### Requirement
All lines from the beginning of the listing through the line with "import pandas as pd" are to be copied word for word; the pictures are not.

** begin Data provided **

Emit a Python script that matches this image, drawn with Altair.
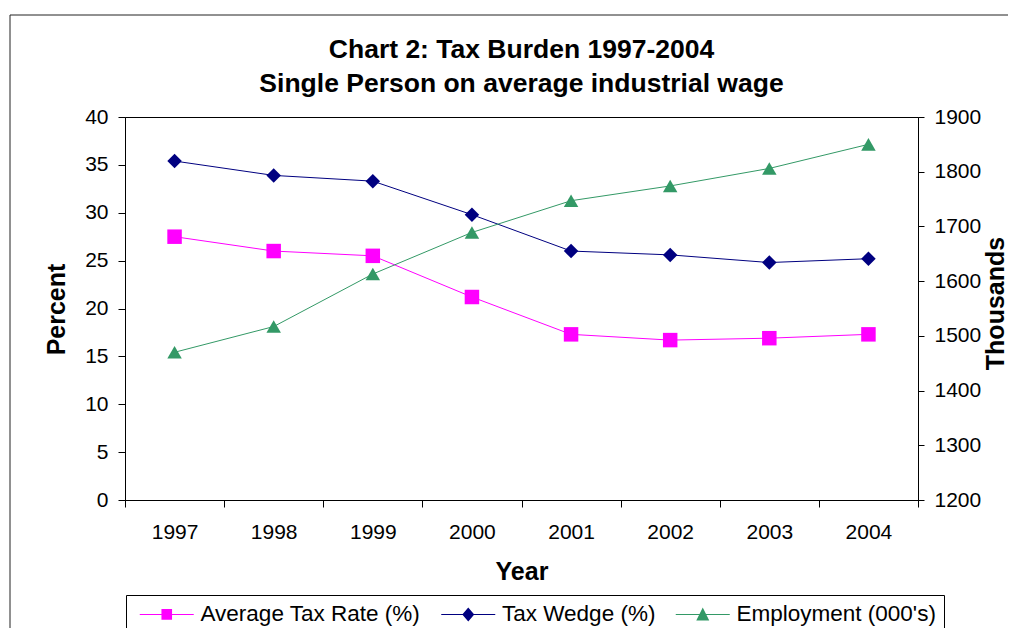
import altair as alt
import pandas as pd

years = ["1997", "1998", "1999", "2000", "2001", "2002", "2003", "2004"]
avg_tax_rate = [27.5, 26.0, 25.5, 21.2, 17.3, 16.7, 16.9, 17.3]
tax_wedge = [35.4, 33.9, 33.3, 29.8, 26.0, 25.6, 24.8, 25.2]
employment = [1470, 1517, 1613, 1689, 1747, 1774, 1806, 1850]

series_names = ["Average Tax Rate (%)", "Tax Wedge (%)", "Employment (000's)"]
series_colors = ["#FF00FF", "#000080", "#339966"]
series_shapes = ["square", "diamond", "triangle-up"]
series_sizes = [210, 210, 290]
legend_paths = [
    "M-2.7,-0.05H2.7V0.05H-2.7ZM-0.53,-0.53H0.53V0.53H-0.53Z",
    "M-2.7,-0.05H2.7V0.05H-2.7ZM0,-0.7L0.6,0L0,0.7L-0.6,0Z",
    "M-2.7,-0.05H2.7V0.05H-2.7ZM0,-0.7L0.65,0.6L-0.65,0.6Z",
]
title_lines = ["Chart 2: Tax Burden 1997-2004", "Single Person on average industrial wage"]

FONT = "Liberation Sans"

pct = pd.DataFrame({
    "Year": years * 2,
    "Series": [series_names[0]] * len(years) + [series_names[1]] * len(years),
    "Marker": [series_shapes[0]] * len(years) + [series_shapes[1]] * len(years),
    "Value": avg_tax_rate + tax_wedge,
})
emp = pd.DataFrame({"Year": years, "Series": [series_names[2]] * len(years),
                    "Marker": [series_shapes[2]] * len(years), "Value": employment})


def pick(values):
    return alt.ExprRef(
        f"datum.value === '{series_names[0]}' ? '{values[0]}' : "
        f"datum.value === '{series_names[1]}' ? '{values[1]}' : '{values[2]}'"
    )


legend = alt.Legend(
    title=None, orient="none", legendX=1, legendY=478, direction="horizontal",
    strokeColor="black", padding=8, labelFont=FONT, labelFontSize=22.5, labelColor="black",
    labelLimit=400, symbolSize=400, symbolOffset=21.5, labelOffset=22.5, columnPadding=14.5,
    symbolStrokeWidth=0, symbolOpacity=1,
    symbolType=pick(legend_paths),
)

x_enc = alt.X(
    "Year:O", bandPosition=0.5,
    scale=alt.Scale(type="band", paddingInner=0, paddingOuter=0),
    axis=alt.Axis(title="Year", tickBand="extent", labelAngle=0, tickSize=7, labelPadding=14,
                  titleX=396.5, titleY=71, titleAlign="center", titleBaseline="middle"),
)
color_enc = alt.Color("Series:N", scale=alt.Scale(domain=series_names, range=series_colors), legend=legend)
shape_enc = alt.Shape("Marker:N", scale=alt.Scale(domain=series_shapes, range=series_shapes), legend=None)
size_enc = alt.Size("Marker:N", scale=alt.Scale(domain=series_shapes, range=series_sizes), legend=None)

y_left = alt.Y("Value:Q", scale=alt.Scale(domain=[0, 40], nice=False),
               axis=alt.Axis(title="Percent", values=list(range(0, 41, 5)), tickSize=7, labelPadding=10,
                             titleX=-69, titleY=192, titleAngle=270, titleAlign="center",
                             titleBaseline="middle"))
y_right = alt.Y("Value:Q", scale=alt.Scale(domain=[1200, 1900], nice=False),
                axis=alt.Axis(title="Thousands", orient="right", values=list(range(1200, 1901, 100)),
                              format="d", tickSize=6, labelPadding=10, titleX=77, titleY=186,
                              titleAngle=270, titleAlign="center", titleBaseline="middle"))


def line_for(df, name, color, y):
    return alt.Chart(df).transform_filter(alt.datum.Series == name).mark_line(
        strokeWidth=1, color=color).encode(x=x_enc, y=y)


left = alt.layer(
    line_for(pct, series_names[0], series_colors[0], y_left),
    line_for(pct, series_names[1], series_colors[1], y_left),
    alt.Chart(pct).mark_point(filled=True, opacity=1).encode(
        x=x_enc, y=y_left, color=color_enc, shape=shape_enc, size=size_enc),
)
right = alt.layer(
    line_for(emp, series_names[2], series_colors[2], y_right),
    alt.Chart(emp).mark_point(filled=True, opacity=1).encode(
        x=x_enc, y=y_right, color=color_enc, shape=shape_enc, size=size_enc),
)

deco = pd.DataFrame({"k": [0]})
frame_left = alt.Chart(deco).mark_rule(color="#222", strokeWidth=1).encode(
    x=alt.value(-115), y=alt.value(-102), y2=alt.value(700))
frame_top = alt.Chart(deco).mark_rule(color="#222", strokeWidth=1).encode(
    x=alt.value(-115), x2=alt.value(1100), y=alt.value(-102))


def title_text(line, ypos):
    return alt.Chart(pd.DataFrame({"t": [line]})).mark_text(
        font=FONT, fontSize=26.5, fontWeight="bold", color="black", align="center",
        baseline="alphabetic").encode(text="t:N", x=alt.value(396.5), y=alt.value(ypos))


chart = alt.layer(
    left, right, frame_left, frame_top,
    title_text(title_lines[0], -59), title_text(title_lines[1], -25),
).resolve_scale(y="independent").properties(
    width=793, height=383,
    autosize=alt.AutoSizeParams(type="none"),
    padding={"left": 117, "top": 109, "right": 90, "bottom": 128},
    background="white",
).configure_view(stroke="black", strokeWidth=1).configure_axis(
    labelFont=FONT, labelFontSize=21, labelColor="black", titleFont=FONT, titleFontSize=25,
    titleFontWeight="bold", titleColor="black", domainColor="black", tickColor="black",
    grid=False,
)

chart.save("out.html", embed_options={"renderer": "svg", "actions": False})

** end Data provided **

### Exercise solution
Emit a Python script that matches this image, drawn with Altair.
import altair as alt
import pandas as pd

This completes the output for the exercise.